Back in the good, old days of dating when Mark wanted to impress me, he volunteered to change the oil on my Ford Escort.
Swoon.........wasn't that so sweet of my boyfriend?
He had a little trouble getting the oil filter off and asked me to get him a hammer and screwdriver.
"It's on here so tight I can't budge it so I'm going to drive the screwdriver through the oil filter and make a handle so I can turn it."
It was the dumbest thing I'd ever heard of and I didn't know a thing about cars.
That was my first sign from the repair gods that my breakable life with him would involve brute force, but I was in love and ignored that which was right in front of my face.
Over the years he has busted most things he's tried to fix. I stand over him and say, "It's fine, Mark. Just leave it, Mark. DON'T FORCE IT, MARK!!!"
He mocks my girliness and then says, "Just a little bit tighter, a quarter of a turn and I'm there." That's when the piece snaps off, the glass breaks or the metal bends and before I can scream at him he screams at himself.

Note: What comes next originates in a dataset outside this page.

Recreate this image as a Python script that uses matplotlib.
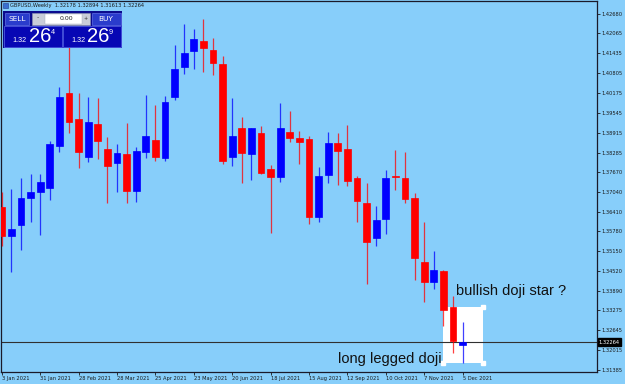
import matplotlib
matplotlib.use('Agg')
import matplotlib.pyplot as plt
from matplotlib.patches import Rectangle
import matplotlib.transforms as mtransforms

# ---- data (GBPUSD weekly, 3 Jan 2021 .. 5 Dec 2021) ----
opens = [1.36547, 1.35646, 1.35985, 1.36851, 1.37032, 1.37150, 1.38501, 1.40173, 1.39358, 1.38133,
         1.39190, 1.38397, 1.37943, 1.38247, 1.37074, 1.38292, 1.38673, 1.38111, 1.40056, 1.41008,
         1.41496, 1.41823, 1.41538, 1.41093, 1.38133, 1.39053, 1.38228, 1.38895, 1.37753, 1.37518,
         1.38936, 1.38746, 1.38714, 1.36249, 1.37581, 1.38596, 1.38406, 1.37476, 1.36693, 1.35563,
         1.36166, 1.37540, 1.37467, 1.36832, 1.34802, 1.34167, 1.34526, 1.33393, 1.32178]
highs = [1.37042, 1.37128, 1.37467, 1.37603, 1.37594, 1.38660, 1.40373, 1.41623, 1.40173, 1.40056,
         1.40005, 1.38787, 1.38546, 1.39212, 1.38451, 1.40100, 1.39783, 1.40078, 1.41687, 1.42363,
         1.42204, 1.42521, 1.41928, 1.41347, 1.40024, 1.39412, 1.39065, 1.39126, 1.37889, 1.39866,
         1.39602, 1.38968, 1.38809, 1.37816, 1.38936, 1.38895, 1.39149, 1.37540, 1.37308, 1.36579,
         1.37730, 1.38365, 1.38301, 1.37000, 1.36080, 1.35160, 1.34548, 1.33733, 1.32894]
lows = [1.35319, 1.34504, 1.35192, 1.36090, 1.35668, 1.36778, 1.38292, 1.38895, 1.37784, 1.37994,
        1.38079, 1.36693, 1.37042, 1.36693, 1.36705, 1.38121, 1.38006, 1.38006, 1.39942, 1.40776,
        1.40925, 1.40830, 1.40735, 1.37911, 1.37857, 1.37308, 1.37413, 1.37613, 1.35722, 1.37359,
        1.38628, 1.37921, 1.36017, 1.36071, 1.37308, 1.37264, 1.37223, 1.36090, 1.34104, 1.35328,
        1.35690, 1.37096, 1.36674, 1.34240, 1.33533, 1.33955, 1.32781, 1.31934, 1.31613]
closes = [1.35646, 1.35858, 1.36832, 1.37032, 1.37350, 1.38555, 1.40056, 1.39244, 1.38311, 1.39244,
          1.38660, 1.37857, 1.38260, 1.37074, 1.38343, 1.38809, 1.38152, 1.39888, 1.40935, 1.41452,
          1.41887, 1.41592, 1.41135, 1.38025, 1.38818, 1.38279, 1.39053, 1.37645, 1.37499, 1.39053,
          1.38736, 1.38609, 1.36249, 1.37530, 1.38577, 1.38324, 1.37372, 1.36756, 1.35446, 1.36134,
          1.37486, 1.37520, 1.36810, 1.34948, 1.34167, 1.34548, 1.33288, 1.32300, 1.32264]

x_tick_labels = ["3 Jan 2021", "31 Jan 2021", "28 Feb 2021", "28 Mar 2021", "25 Apr 2021",
                 "23 May 2021", "20 Jun 2021", "18 Jul 2021", "15 Aug 2021", "12 Sep 2021",
                 "10 Oct 2021", "7 Nov 2021", "5 Dec 2021"]
y_ticks = [1.42680, 1.42065, 1.41435, 1.40805, 1.40175, 1.39545, 1.38915, 1.38285, 1.37670,
           1.37040, 1.36410, 1.35780, 1.35150, 1.34520, 1.33890, 1.33275, 1.32645, 1.32015, 1.31385]
current_price = 1.32264
header = "GBPUSD,Weekly  1.32178 1.32894 1.31613 1.32264"

BG = '#87CEFA'
BULL = '#0000FF'
BEAR = '#FF0000'

W, H = 625, 384
fig = plt.figure(figsize=(W / 100, H / 100), dpi=100, facecolor=BG)
ax = fig.add_axes([1 / W, 1 - 372 / H, 596 / W, 371 / H])
ax.set_facecolor(BG)

n = len(opens)
idx = list(range(n))
for i in idx:
    o, h, l, c = opens[i], highs[i], lows[i], closes[i]
    col = BULL if c >= o else BEAR
    ax.vlines(i, l, h, color=col, lw=0.9, alpha=0.75, zorder=3)
    bottom = min(o, c)
    height = max(abs(c - o), 0.00035)
    ax.bar(i, height, bottom=bottom, width=0.70, color=col, edgecolor=col,
           linewidth=0.5, zorder=4)

ax.set_xlim(-0.083, 62.0)
ax.set_ylim(1.31321, 1.43092)

# current price line
ax.axhline(current_price, color='#303030', lw=0.8, zorder=2)

# white rectangle object
ax.add_patch(Rectangle((46.0, 1.31607), 4.1, 1.33398 - 1.31607, facecolor='white',
                       edgecolor='none', zorder=1))
for cx in (46.0, 50.1):
    for cy in (1.31607, 1.33398):
        ax.plot([cx], [cy], marker='s', ms=2.2, color='white', zorder=1)

ax.text(47.3, 1.3375, "bullish doji star ?", fontsize=10.5, family='Liberation Sans',
        color='#111111', ha='left', va='baseline', zorder=6)
ax.text(35.0, 1.3161, "long legged doji", fontsize=10.5, family='Liberation Sans',
        color='#111111', ha='left', va='baseline', zorder=6)

# axes styling
for s in ax.spines.values():
    s.set_color('#1a1a2a')
    s.set_linewidth(0.9)

ax.set_xticks(list(range(0, n, 4)))
ax.set_xticklabels(x_tick_labels, ha='left', fontsize=3.7, family='DejaVu Sans', color='#1a1a1a')
ax.yaxis.tick_right()
ax.set_yticks(y_ticks)
ax.set_yticklabels([f"{v:.5f}" for v in y_ticks], fontsize=3.7, family='DejaVu Sans', color='#1a1a1a')
ax.tick_params(axis='x', length=2.2, width=0.6, pad=0.8, colors='#1a1a1a')
ax.tick_params(axis='y', length=2.2, width=0.6, pad=1.2, colors='#1a1a1a')

# current price label on the right
trans = mtransforms.blended_transform_factory(ax.transAxes, ax.transData)
ax.text(1.003, current_price, f"{current_price:.5f}", transform=trans, fontsize=3.7,
        family='DejaVu Sans', color='white', ha='left', va='center', zorder=10,
        bbox=dict(boxstyle='square,pad=0.25', facecolor='black', edgecolor='black'),
        clip_on=False)

# ---- overlay for header and trading panel (pixel coordinates) ----
ov = fig.add_axes([0, 0, 1, 1], facecolor='none')
ov.set_xlim(0, W)
ov.set_ylim(H, 0)
ov.axis('off')

ov.add_patch(Rectangle((2.5, 3), 5, 5, facecolor='#3a6fd0', edgecolor='#1a3a90', lw=0.4))
ov.text(10, 6, header, fontsize=3.7, family='DejaVu Sans', color='#1a1a1a', va='center', ha='left')

# panel
ov.add_patch(Rectangle((3, 11), 119, 37, facecolor='#0b0b8e', edgecolor='none'))
ov.add_patch(Rectangle((5, 12.7), 24, 12.3, facecolor='#2a3ccc', edgecolor='#6070e8', lw=0.5))
ov.text(17, 18.8, "SELL", fontsize=5.3, family='DejaVu Sans', color='white', ha='center', va='center')
ov.add_patch(Rectangle((92, 12.7), 29, 12.3, facecolor='#2a3ccc', edgecolor='#6070e8', lw=0.5))
ov.text(106, 18.8, "BUY", fontsize=5.3, family='DejaVu Sans', color='white', ha='center', va='center')
ov.add_patch(Rectangle((32, 13), 58, 12, facecolor='#c9cdd8', edgecolor='#9098b0', lw=0.4))
ov.add_patch(Rectangle((45, 14), 37, 10, facecolor='white', edgecolor='#a0a8b8', lw=0.3))
ov.text(38, 18, "-", fontsize=4.5, family='DejaVu Sans', color='#303030', ha='center', va='center')
ov.text(86, 18, "+", fontsize=3.5, family='DejaVu Sans', color='#303030', ha='center', va='center')
ov.text(73, 18.5, "0.00", fontsize=4.5, family='DejaVu Sans', color='#202020', ha='right', va='center')

for bx in (3.5, 63):
    ov.add_patch(Rectangle((bx, 26), 58, 21, facecolor='#0707b4', edgecolor='#4a58e0', lw=0.6))

for x1, x2, x3, sup in ((12.5, 29, 50.5, "4"), (71, 87, 109, "9")):
    ov.text(x1, 42, "1.32", fontsize=5.2, family='Liberation Sans', color='white',
            ha='left', va='baseline')
    ov.text(x2, 42.5, "26", fontsize=14.5, family='Liberation Sans', color='white',
            ha='left', va='baseline')
    ov.text(x3, 33.5, sup, fontsize=5.2, family='Liberation Sans', color='white',
            ha='left', va='baseline')

fig.savefig('out.png', dpi=100, facecolor=BG)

Son of a bitch is the preferred scream.
We have been trying to unclog our bathroom sink that has been draining incredibly slow. My favorite hardware man gave me something to try and said once should do the trick. Maybe twice but no more than that and your sink will work like a charm.
You dump the stuff down the drain, wait an hour and then run hot water.
#1 didn't work
#2 didn't work
The next day Mark wanted to give it one more try. "No, that's okay. Mark," I said. "We probably need to call a plumber, Mark. Just leave it and I'll call somebody out."

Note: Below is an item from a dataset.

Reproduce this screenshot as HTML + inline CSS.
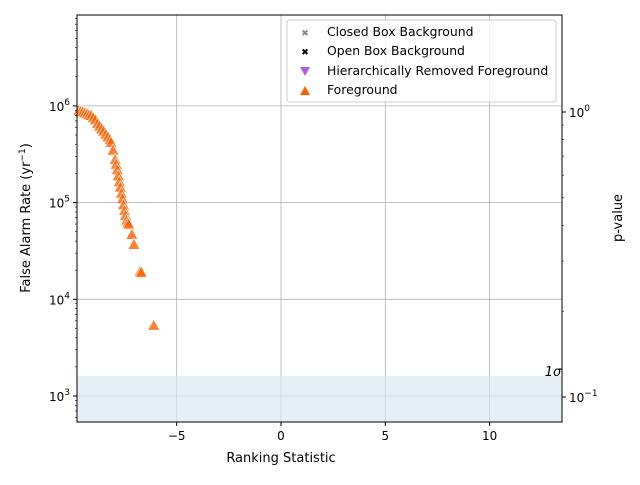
<!DOCTYPE html>
<html><head><meta charset="utf-8"><style>
body{margin:0;background:#fff;}
svg{font-family:"DejaVu Sans","Liberation Sans",sans-serif;}
</style></head><body>
<svg id="chart" width="640" height="480" xmlns="http://www.w3.org/2000/svg">
<rect x="0" y="0" width="640" height="480" fill="#fff"/>
<g id="grid"></g>
<rect x="77" y="376" width="485" height="46" fill="#d5e6f1" opacity="0.65"/>
<text x="553" y="376" font-size="13" text-anchor="middle" font-style="italic">1σ</text>
<g id="marks"></g>
<rect x="77" y="15" width="485" height="407" fill="none" stroke="#000" stroke-width="1"/>
<g id="axes"></g>
<text x="281" y="462" font-size="13" text-anchor="middle">Ranking Statistic</text>
<text transform="translate(30,218) rotate(-90)" font-size="13" text-anchor="middle">False Alarm Rate (yr<tspan dy="-5" font-size="9">−1</tspan><tspan dy="5">)</tspan></text>
<text transform="translate(622,218) rotate(-90)" font-size="13" text-anchor="middle">p-value</text>
<g>
<rect x="287" y="20" width="269" height="82" rx="3" fill="#fff" fill-opacity="0.8" stroke="#ccc"/>
<g><text x="305" y="36" font-size="9" text-anchor="middle" fill="#888">✖</text><text x="327" y="36" font-size="12.4">Closed Box Background</text></g>
<g><text x="305" y="55" font-size="9" text-anchor="middle" fill="#000">✖</text><text x="327" y="55" font-size="12.4">Open Box Background</text></g>
<g><path d="M300,67 L310,67 L305,76 Z" fill="#b05ee8"/><text x="327" y="75" font-size="12.4">Hierarchically Removed Foreground</text></g>
<g><path d="M300,95 L310,95 L305,86 Z" fill="#ff6000"/><text x="327" y="94" font-size="12.4">Foreground</text></g>
</g>
</svg>
<script>
const rankingStat=[-9.7,-9.6,-9.5,-9.4,-9.3,-9.2,-9.1,-9.0,-8.9,-8.8,-8.7,-8.6,-8.5,-8.4,-8.3,-8.2,-8.15,-8.05,-7.95,-7.9,-7.85,-7.8,-7.75,-7.7,-7.65,-7.6,-7.55,-7.5,-7.45,-7.4,-7.35,-7.3,-7.15,-7.05,-6.75,-6.7,-6.1];
const farValues=[9e5,8.8e5,8.7e5,8.5e5,8.3e5,8.1e5,8.0e5,7.6e5,7.2e5,6.6e5,6.2e5,5.8e5,5.5e5,5.1e5,4.8e5,4.5e5,4.2e5,3.5e5,2.8e5,2.5e5,2.2e5,1.9e5,1.65e5,1.45e5,1.25e5,1.1e5,9.5e4,8.3e4,7.4e4,6.6e4,6.2e4,6e4,4.7e4,3.7e4,1.95e4,1.9e4,5.4e3];
const xTicks=[-5,0,5,10];
const yTicks=[3,4,5,6];
const pTicks=[0,-1];
const NS="http://www.w3.org/2000/svg";
const L=77,R=562,T=15,B=422;
function xs(v){return 281+(v)*20.86;}
function ys(v){return 396-(Math.log10(v)-3)*96.7;}
function yp(lp){return 112-lp*285;}
function mk(tag,at,par){const e=document.createElementNS(NS,tag);for(const k in at)e.setAttribute(k,at[k]);par.appendChild(e);return e;}
const grid=document.getElementById('grid'),axes=document.getElementById('axes'),marks=document.getElementById('marks');
xTicks.forEach(t=>{const x=xs(t);
 const g=mk('line',{x1:x,x2:x,y1:T,y2:B,stroke:'#b0b0b0','stroke-width':0.8},grid);
 
 mk('line',{x1:x,x2:x,y1:B,y2:B+4,stroke:'#000'},axes);
 const tx=mk('text',{x:x,y:B+18,'font-size':12,'text-anchor':'middle'},axes);tx.textContent=(t<0?'−'+(-t):t);
 });
yTicks.forEach(d=>{const y=ys(Math.pow(10,d));
 const g=mk('line',{x1:L,x2:R,y1:y,y2:y,stroke:'#b0b0b0','stroke-width':0.8},grid);
 
 mk('line',{x1:L-4,x2:L,y1:y,y2:y,stroke:'#000'},axes);
 const tx=mk('text',{x:L-7,y:y+5,'font-size':12,'text-anchor':'end'},axes);
 tx.innerHTML='10<tspan dy="-6" font-size="9">'+d+'</tspan>';
 });
for(let d=2;d<=6;d++)for(let m=2;m<10;m++){const y=ys(m*Math.pow(10,d));if(y>T&&y<B)mk('line',{x1:L-2,x2:L,y1:y,y2:y,stroke:'#000','stroke-width':0.6},axes);}
pTicks.forEach(p=>{const y=yp(p);
 mk('line',{x1:R,x2:R+4,y1:y,y2:y,stroke:'#000'},axes);
 const tx=mk('text',{x:R+7,y:y+5,'font-size':12},axes);
 tx.innerHTML='10<tspan dy="-6" font-size="9">'+(p<0?'−'+(-p):p)+'</tspan>';
 });
for(let m=2;m<10;m++){const y=yp(Math.log10(m/10));if(y>T&&y<B)mk('line',{x1:R,x2:R+2,y1:y,y2:y,stroke:'#000','stroke-width':0.6},axes);}
rankingStat.forEach((v,i)=>{const x=xs(v),y=ys(farValues[i]);
 const p=mk('path',{d:`M${x-6},${y+5} L${x+6},${y+5} L${x},${y-6} Z`,fill:'#ff6000','fill-opacity':0.8,stroke:'#fff','stroke-width':0.6},marks);
 });
</script>
</body></html>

But my Neanderthal couldn't leave it alone.
He tried hot water one more time.......massive quantities of hot water dumped into our little, bathroom sink. After the third time in two days the sink protested the repeated water boarding.
The pipe gave way from all the pressure and all that water gushed over the bathroom floor, the dining room underneath on the first floor, the basement.
"SON OF A BITCH," he bellowed.
BUCKETS! I NEED BUCKETS!!!!
Will and I went scurrying for the mop, the buckets, the towels, the National Guard.
It took awhile to clean everything up and when we finished Mark shook his head. "I think if it weren't for that pipe breaking I was pretty close to unclogging the sink."
He. Was. Never. Close.
In the meantime, I am washing my hands in the tub until a pro can come out and fix the bigger problem we now have, and that boyfriend of mine is dragging his knuckles on the ground until he hears the call to duty once again.